São Paulo - Nos filmes de terror, as mocinhas costumam conquistar o público pela aflição que causam ao fugir de criaturas sobrenaturais ou assassinos em série, gritando desesperadas a plenos pulmões por um socorro que parece nunca chegar. Mas algumas dessas protagonistas não são tão indefesas assim. É o caso de Thomasin, a camponesa do século 17 de "A Bruxa".

A jornada de adolescente inocente e enigmática a mulher com personalidade e forte presença parece emular a da própria atriz que a interpretou, Anya Taylor-Joy. Quando estreou nos cinemas em "A Bruxa", em 2015, ela e o longa foram engolidos por elogios de crítica e público, que rapidamente transformaram a tímida atriz numa estrela em ascensão de Hollywood.

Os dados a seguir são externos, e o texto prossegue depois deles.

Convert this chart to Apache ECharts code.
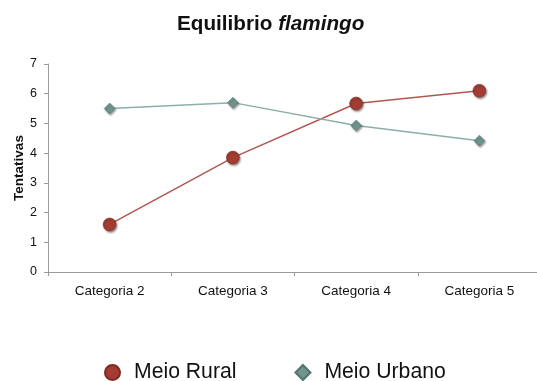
<!DOCTYPE html>
<html>
<head>
<meta charset="utf-8">
<script src="https://cdn.jsdelivr.net/npm/echarts@6/dist/echarts.min.js"></script>
<style>
  html, body { margin: 0; padding: 0; background: #fff; }
  #chart { width: 537px; height: 381px; }
</style>
</head>
<body>
<div id="chart"></div>
<script>
// Categories and series values
const categories = ['Categoria 2', 'Categoria 3', 'Categoria 4', 'Categoria 5'];
const meioRural = [1.6, 3.85, 5.67, 6.1];
const meioUrbano = [5.5, 5.7, 4.93, 4.42];
const yTicks = [0, 1, 2, 3, 4, 5, 6, 7];

const chart = echarts.init(document.getElementById('chart'));

const axisGray = '#9a9a9a';
const font = 'Liberation Sans, Arial, sans-serif';

chart.setOption({
  backgroundColor: '#ffffff',
  animation: false,
  title: {
    text: '{b|Equilibrio }{i|flamingo}',
    left: 177,
    top: 14,
    padding: 0,
    textStyle: {
      rich: {
        b: { fontFamily: font, fontWeight: 'bold', fontSize: 20.7, color: '#111' },
        i: { fontFamily: font, fontWeight: 'bold', fontStyle: 'italic', fontSize: 20.7, color: '#111' }
      }
    }
  },
  legend: {
    left: 104,
    top: 362,
    padding: 0,
    itemGap: 58,
    itemWidth: 15,
    itemHeight: 15,
    textStyle: { fontFamily: font, fontSize: 21.2, color: '#111', padding: [0, 0, 0, 9] },
    data: [
      { name: 'Meio Rural', icon: 'circle' },
      { name: 'Meio Urbano', icon: 'diamond' }
    ]
  },
  grid: { left: 48, right: -4, top: 64, height: 208, outerBoundsMode: 'none' },
  xAxis: {
    type: 'category',
    data: categories,
    boundaryGap: true,
    axisLine: { lineStyle: { color: axisGray, width: 1 } },
    axisTick: { show: true, length: 4, lineStyle: { color: axisGray } },
    axisLabel: { fontFamily: font, fontSize: 13.5, color: '#111', margin: 12 }
  },
  yAxis: {
    type: 'value',
    min: yTicks[0],
    max: yTicks[yTicks.length - 1],
    interval: 1,
    name: 'Tentativas',
    nameLocation: 'middle',
    nameGap: 22,
    nameMoveOverlap: false,
    nameTextStyle: { fontFamily: font, fontWeight: 'bold', fontSize: 13.5, color: '#111' },
    splitLine: { show: false },
    axisLine: { show: true, lineStyle: { color: axisGray, width: 1 } },
    axisTick: { show: true, length: 4, lineStyle: { color: axisGray } },
    axisLabel: { fontFamily: font, fontSize: 12.5, color: '#111', margin: 11 }
  },
  series: [
    {
      name: 'Meio Rural',
      type: 'line',
      data: meioRural,
      symbol: 'circle',
      symbolSize: 13,
      lineStyle: { color: '#b3564f', width: 1.5 },
      itemStyle: {
        color: '#a33d33',
        borderColor: '#7d2a22',
        borderWidth: 0.5,
        shadowColor: 'rgba(0,0,0,0.45)',
        shadowBlur: 2,
        shadowOffsetX: 1,
        shadowOffsetY: 1.5
      }
    },
    {
      name: 'Meio Urbano',
      type: 'line',
      data: meioUrbano,
      symbol: 'diamond',
      symbolSize: 11,
      lineStyle: { color: '#8cafaa', width: 1.5 },
      itemStyle: {
        color: '#6f948e',
        borderColor: '#55736e',
        borderWidth: 0.5,
        shadowColor: 'rgba(0,0,0,0.4)',
        shadowBlur: 2,
        shadowOffsetX: 1,
        shadowOffsetY: 1.5
      }
    }
  ]
});
</script>
</body>
</html>
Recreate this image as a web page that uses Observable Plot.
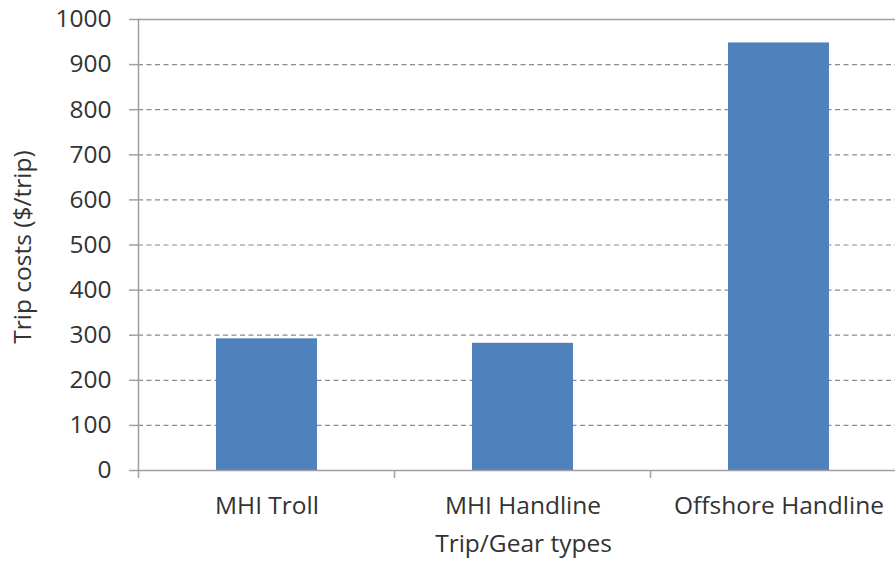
<!DOCTYPE html>
<html>
<head>
<meta charset="utf-8">
<script src="https://cdn.jsdelivr.net/npm/d3@7"></script>
<script src="https://cdn.jsdelivr.net/npm/@observablehq/plot@0.6"></script>
<style>
  html, body { margin: 0; padding: 0; background: #fff; overflow: hidden; }
  #chart { width: 895px; height: 561px; overflow: hidden; }
  #chart svg { max-width: none !important; }
</style>
</head>
<body>
<div id="chart"></div>
<script>
const categories = ["MHI Troll", "MHI Handline", "Offshore Handline"];
const costs = [292, 282, 948];
const yTicks = [0, 100, 200, 300, 400, 500, 600, 700, 800, 900, 1000];
const yTitle = "Trip costs ($/trip)";
const xTitle = "Trip/Gear types";

const data = categories.map((c, i) => ({category: c, cost: costs[i]}));
const gridTicks = yTicks.filter(t => t > 0 && t < 1000);

const axisColor = "#a0a0a0";
const textColor = "#333333";
const font = "'Open Sans', sans-serif";
const fs = 24.5;

function boundaryTicks(index, scales, values, dimensions) {
  const x = scales.x;
  const step = x(categories[1]) - x(categories[0]);
  const bw = typeof x.bandwidth === "function" ? x.bandwidth() : x.bandwidth;
  const gap = (step - bw) / 2;
  const y0 = scales.y(0);
  const g = d3.create("svg:g");
  const bounds = categories.map(c => x(c) - gap);
  bounds.push(x(categories[categories.length - 1]) + bw + gap);
  for (const b of bounds) {
    g.append("line")
      .attr("x1", b).attr("x2", b)
      .attr("y1", y0).attr("y2", y0 + 8)
      .attr("stroke", axisColor).attr("stroke-width", 1.5);
  }
  return g.node();
}

const chart = Plot.plot({
  width: 908,
  height: 561,
  marginLeft: 138,
  marginRight: 0,
  marginTop: 19,
  marginBottom: 91,
  style: {fontFamily: font, fontSize: fs + "px", color: textColor, background: "#fff", maxWidth: "none"},
  x: {domain: categories, paddingInner: 0.605, paddingOuter: 0.3025, label: null},
  y: {domain: [0, 1000], label: null},
  marks: [
    Plot.gridY(gridTicks, {stroke: "#8c8c8c", strokeOpacity: 1, strokeDasharray: "5,3.5", strokeWidth: 1.2}),
    Plot.ruleY([1000], {stroke: axisColor, strokeWidth: 1.5}),
    Plot.barY(data, {x: "category", y: "cost", fill: "#4f81bd", insetLeft: 0, insetRight: 0}),
    Plot.ruleY([0], {stroke: axisColor, strokeWidth: 1.5}),
    Plot.frame({anchor: "left", stroke: axisColor, strokeWidth: 1.5}),
    Plot.axisY({ticks: yTicks, tickSize: 9, tickPadding: 18, stroke: axisColor, strokeWidth: 1.5, fill: textColor, label: null, tickFormat: d => String(d)}),
    Plot.axisX({tickSize: 0, tickPadding: 26.5, fill: textColor, label: null}),
    boundaryTicks,
    Plot.text([yTitle], {frameAnchor: "left", dx: -108, dy: 2, rotate: -90, lineAnchor: "bottom", textAnchor: "middle", fill: textColor, fontSize: fs}),
    Plot.text([xTitle], {frameAnchor: "bottom", dy: 81, lineAnchor: "bottom", textAnchor: "middle", fill: textColor, fontSize: fs})
  ]
});
document.getElementById("chart").appendChild(chart);
</script>
</body>
</html>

De lá para cá, seu rosto vem aparecendo com frequência nas telas. Ela estrelou filmes independentes que foram sucessos modestos, como "Emma" e "Barry", e também orçamentos robustos de grandes estúdios, como "Os Novos Mutantes", adaptação dos quadrinhos da Marvel. Agora, no streaming, ela parece ter alcançado uma audiência ainda mais ampla e variada.

Em outubro, chegou ao catálogo da Netflix a minissérie "O Gambito da Rainha", sem muito alarde e com uma ambientação - o universo do xadrez - que parecia pouco estimulante para o público mainstream. Críticas esfuziantes logo trataram de pôr a produção nos rankings de mais vistos em vários países - foram 92, entre eles o Brasil.

O repentino sucesso resultou no recorde de minissérie de ficção mais vista de toda a história da Netflix, com 62 milhões de assinantes apertando o play para ver "O Gambito da Rainha" em seus primeiros 28 dias de existência.

É inegável que a série foi bem recebida, o que não surpreendeu em nada Taylor-Joy.

"Isso é engraçado, porque me perguntaram outro dia se eu tinha aceitado esse papel porque sabia que a minissérie seria a número um no mundo. Eu respondi 'sim, é claro'", diz ela, fazendo piada. "Mas o sucesso vem do fato de essa história não ser só sobre xadrez. O xadrez é o mundo em que ela se passa, mas a minissérie fala sobre uma pessoa oprimida que supera os obstáculos - e isso é algo universal."

Nascida em Miami, a atriz de 24 anos diz que o sentimento de não pertencimento a acompanhou por boa parte da vida, como acontece com a sua nova personagem, que é órfã, sem raízes, e se sente deslocada dentro do universo hipermasculinizado do xadrez.

A mãe de Taylor-Joy é da Zâmbia, enquanto o pai é um escocês que se aventurou por diversas carreiras. Por causa dessas mudanças, ela passou parte da infância em Buenos Aires até a família ser transferida para Londres. Ao falar da Argentina, seus olhos brilham e um sorriso rasga seu rosto - "sinto falta de falar espanhol toda hora", lamenta.

Taylor-Joy reconhece um padrão nos personagens que ela vem interpretando. Segundo ela, são todos forasteiros, com excentricidades e jornadas pessoais intensas, que desafiam convenções. Foi ao lado deles que ela construiu a sua fama, num caminho oposto ao tomado por boa parte dos aspirantes a astros de sua geração, habitués das comédias românticas e séries criadas para os adolescentes.